In the motion, Greitens’ defense lawyers claim Gardner’s hire of Harvard University professor Ronald S. Sullivan is a misdemeanor crime because:

• Special prosecutors may only be appointed by a judge in cases where the elected prosecutor has a conflict of interest, the motion claims.

• Sullivan is employed by parties other than the state of Missouri in criminal cases. Sullivan has worked as a private defense lawyer who has represented the family of Michael Brown and on other high-profile cases.

• Gardner’s prorated $12,000-per-month consultant contract with Sullivan violates state law forbidding private attorneys to assist elected prosecutors.

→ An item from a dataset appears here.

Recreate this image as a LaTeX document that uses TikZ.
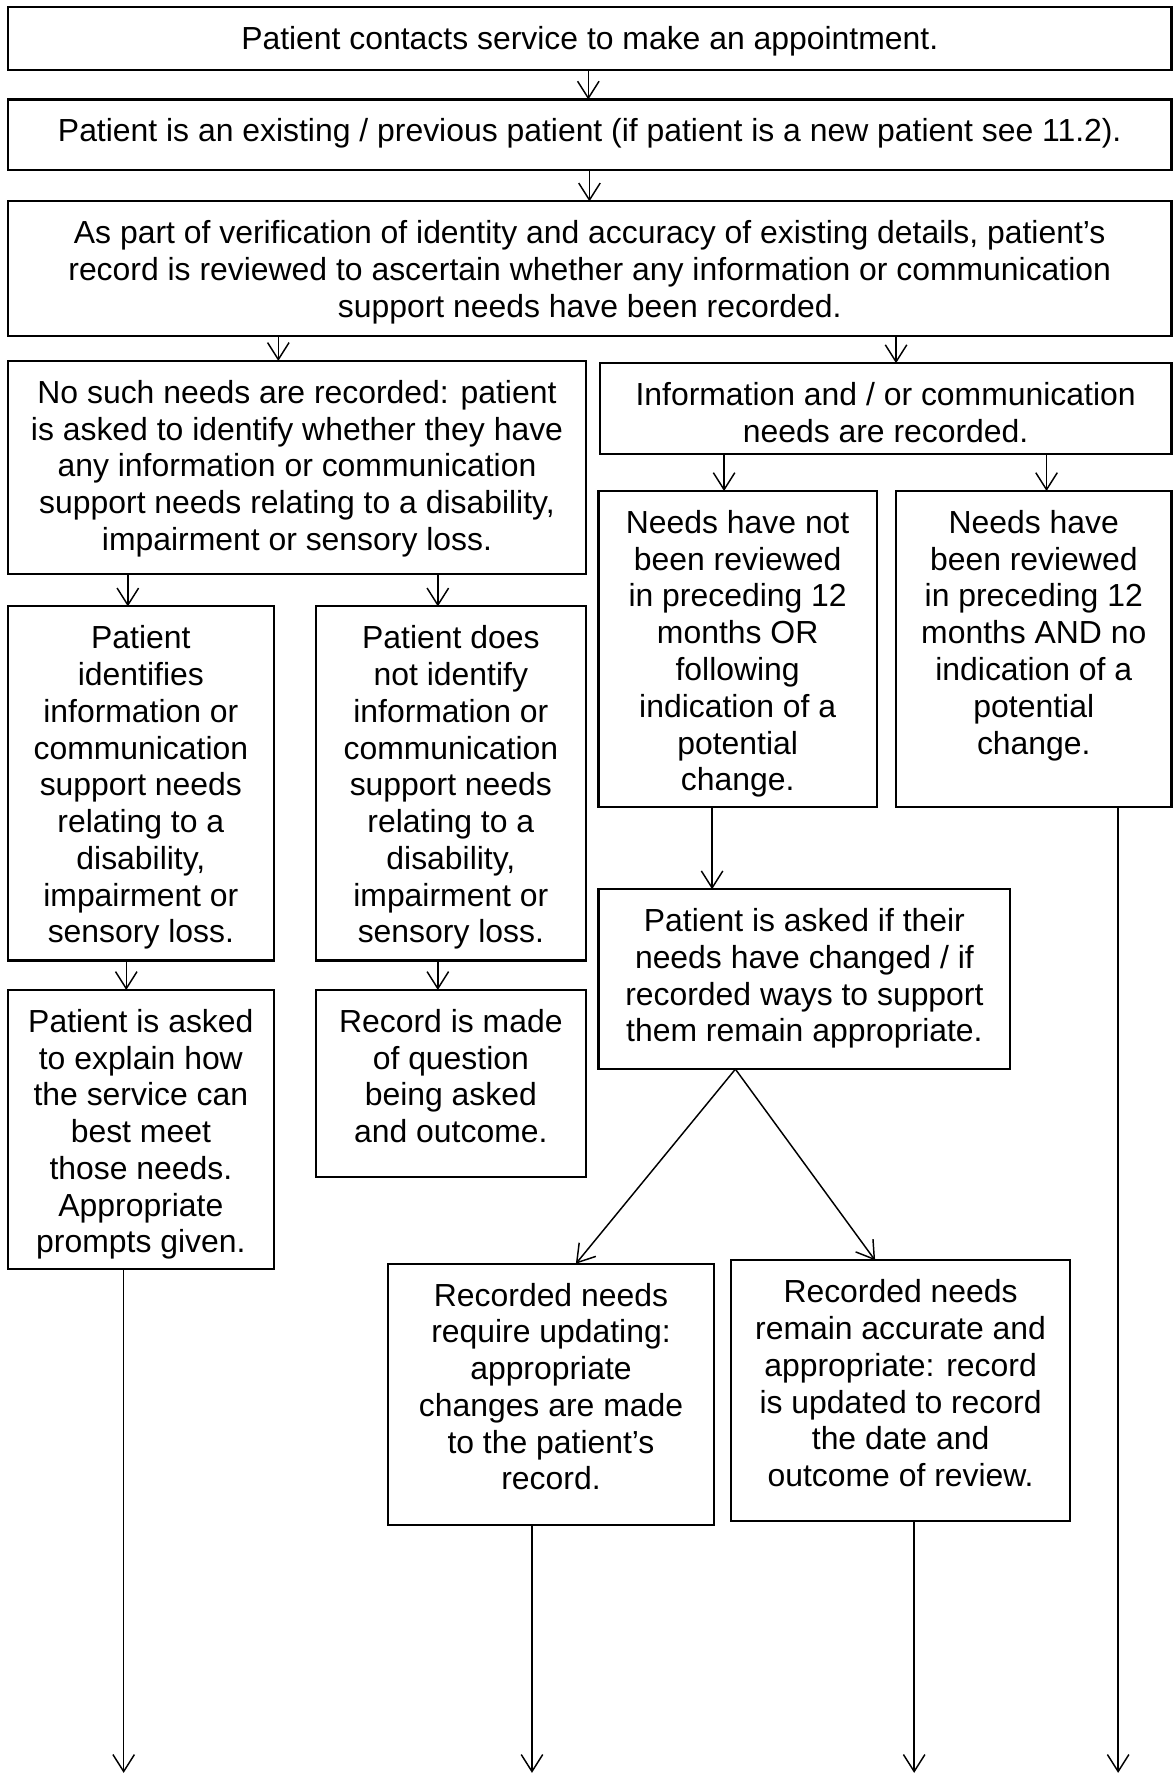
\documentclass[tikz,border=0pt]{standalone}
\usepackage{fontspec}
\setmainfont{Liberation Sans}
\usetikzlibrary{arrows.meta}
\tikzset{
  box/.style={draw=black, line width=1.9pt, rectangle, inner sep=0pt, outer sep=0pt, fill=white},
  txt/.style={align=center, inner xsep=0pt, inner ysep=0pt, font=\fontsize{28.2}{32.5}\selectfont},
  arr/.style={line width=1.3pt, -{Straight Barb[length=15pt,width=19pt]}}
}
\newcommand\mkbox[5]{\node[box, anchor=north west, minimum width={#4-#2}, minimum height={#5-#3}] (#1) at (#2,#3) {};}
\newcommand\mktext[2]{\node[txt, anchor=north] (#1t) at ([yshift=-14.5pt]#1.north) {\strut #2};}
\begin{document}
\begin{tikzpicture}[x=1pt,y=-1pt]
\useasboundingbox (0,0) rectangle (1037,1568);
% boxes
\mkbox{b1}{7}{6.5}{1035.5}{61.5}
\mkbox{b2}{7}{88}{1035.5}{150}
\mkbox{b3}{7}{178}{1035.5}{297}
\mkbox{b4}{7}{319}{518}{507}
\mkbox{bi}{530}{321}{1035.5}{401}
\mkbox{bn}{529}{434}{775}{713}
\mkbox{bh}{792}{434}{1035.5}{713}
\mkbox{b5}{7}{536}{242}{849}
\mkbox{b6}{279}{536}{518}{849}
\mkbox{b7}{7}{875}{242}{1122}
\mkbox{b8}{279}{875}{518}{1040}
\mkbox{b9}{529}{786}{893}{945}
\mkbox{b10}{343}{1117}{631}{1348}
\mkbox{b11}{646}{1114}{946}{1344}
% texts
\mktext{b1}{Patient contacts service to make an appointment.}
\mktext{b2}{Patient is an existing / previous patient (if patient is a new patient see 11.2).}
\mktext{b3}{As part of verification of identity and accuracy of existing details, patient’s\\record is reviewed to ascertain whether any information or communication\\support needs have been recorded.}
\mktext{b4}{No such needs are recorded: patient\\is asked to identify whether they have\\any information or communication\\support needs relating to a disability,\\impairment or sensory loss.}
\mktext{bi}{Information and / or communication\\needs are recorded.}
\mktext{bn}{Needs have not\\been reviewed\\in preceding 12\\months OR\\following\\indication of a\\potential\\change.}
\mktext{bh}{Needs have\\been reviewed\\in preceding 12\\months AND no\\indication of a\\potential\\change.}
\mktext{b5}{Patient\\identifies\\information or\\communication\\support needs\\relating to a\\disability,\\impairment or\\sensory loss.}
\mktext{b6}{Patient does\\not identify\\information or\\communication\\support needs\\relating to a\\disability,\\impairment or\\sensory loss.}
\mktext{b7}{Patient is asked\\to explain how\\the service can\\best meet\\those needs.\\Appropriate\\prompts given.}
\mktext{b8}{Record is made\\of question\\being asked\\and outcome.}
\mktext{b9}{Patient is asked if their\\needs have changed / if\\recorded ways to support\\them remain appropriate.}
\mktext{b10}{Recorded needs\\require updating:\\appropriate\\changes are made\\to the patient’s\\record.}
\mktext{b11}{Recorded needs\\remain accurate and\\appropriate: record\\is updated to record\\the date and\\outcome of review.}
% connector x positions
\coordinate (xa) at (520,0);
\coordinate (xb) at (521,0);
\coordinate (xc) at (246,0);
\coordinate (xd) at (792,0);
\coordinate (xe) at (640,0);
\coordinate (xf) at (925,0);
\coordinate (xg) at (113,0);
\coordinate (xh) at (387,0);
\coordinate (xk) at (111.6,0);
\coordinate (xm) at (629.4,0);
\coordinate (d0) at (650,0);
\coordinate (d1) at (509,0);
\coordinate (d2) at (773.5,0);
\coordinate (e1) at (109.3,1567);
\coordinate (e2) at (470.2,1567);
\coordinate (e3) at (808,1567);
\coordinate (e4) at (988.3,1567);
% connectors
\draw[arr] (b1.south -| xa) -- (b2.north -| xa);
\draw[arr] (b2.south -| xb) -- (b3.north -| xb);
\draw[arr] (b3.south -| xc) -- (b4.north -| xc);
\draw[arr] (b3.south -| xd) -- (bi.north -| xd);
\draw[arr] (bi.south -| xe) -- (bn.north -| xe);
\draw[arr] (bi.south -| xf) -- (bh.north -| xf);
\draw[arr] (b4.south -| xg) -- (b5.north -| xg);
\draw[arr] (b4.south -| xh) -- (b6.north -| xh);
\draw[arr] (b5.south -| xk) -- (b7.north -| xk);
\draw[arr] (b6.south -| xh) -- (b8.north -| xh);
\draw[arr] (bn.south -| xm) -- (b9.north -| xm);
\draw[arr] (b9.south -| d0) -- (b10.north -| d1);
\draw[arr] (b9.south -| d0) -- (b11.north -| d2);
\draw[arr] (b7.south -| e1) -- (e1);
\draw[arr] (b10.south -| e2) -- (e2);
\draw[arr] (b11.south -| e3) -- (e3);
\draw[arr] (bh.south -| e4) -- (e4);
\end{tikzpicture}
\end{document}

Also, the defense claims Sullivan’s contract allows him to hire other legal assistants who may be political foes of the Republican governor. The motion claims Sullivan’s background includes work with a group backed by liberal billionaire George Soros, who also supported Gardner’s campaign.

“The Circuit Attorney’s attempt to privatize this prosecution is a blatant departure from the role of public prosecutor and the established procedures and protections,” the defense motion said.

Ryan, the spokeswoman for Gardner, rejected the defense team’s claims, saying Missouri law gives Gardner discretion to hire special prosecutors. She said Sullivan’s hire is legal because he has no pending litigation against the state of Missouri.

“The law clearly allows the circuit attorney to swear in special assistant circuit attorneys for purposes just like this,” Ryan said.

Gardner hired Sullivan to assist with the prosecution this month; his contract caps Sullivan’s pay at $120,000. Greitens’ trial date is set for May 14.

Sullivan’s hiring is not the only hire Gardner has made that has caused controversy. William Don Tisaby, a private investigator from Michigan and former FBI agent was hired to investigate the case. He was being deposed Monday in a fourth-floor conference room in the Carnahan Courthouse. Tisaby was once accused of committing bigamy and lying to the FBI about it.

Last week, prosecutors said they turned over the grand jury testimony of the governor’s former lover as well as a month of his phone records. Also turned over were photos of the Central West End home Greitens and his family occupied at the time.

The accusations against Greitens have also spawned a legislative inquiry. The Missouri House committee investigating Greitens is expected to wrap up on April 8.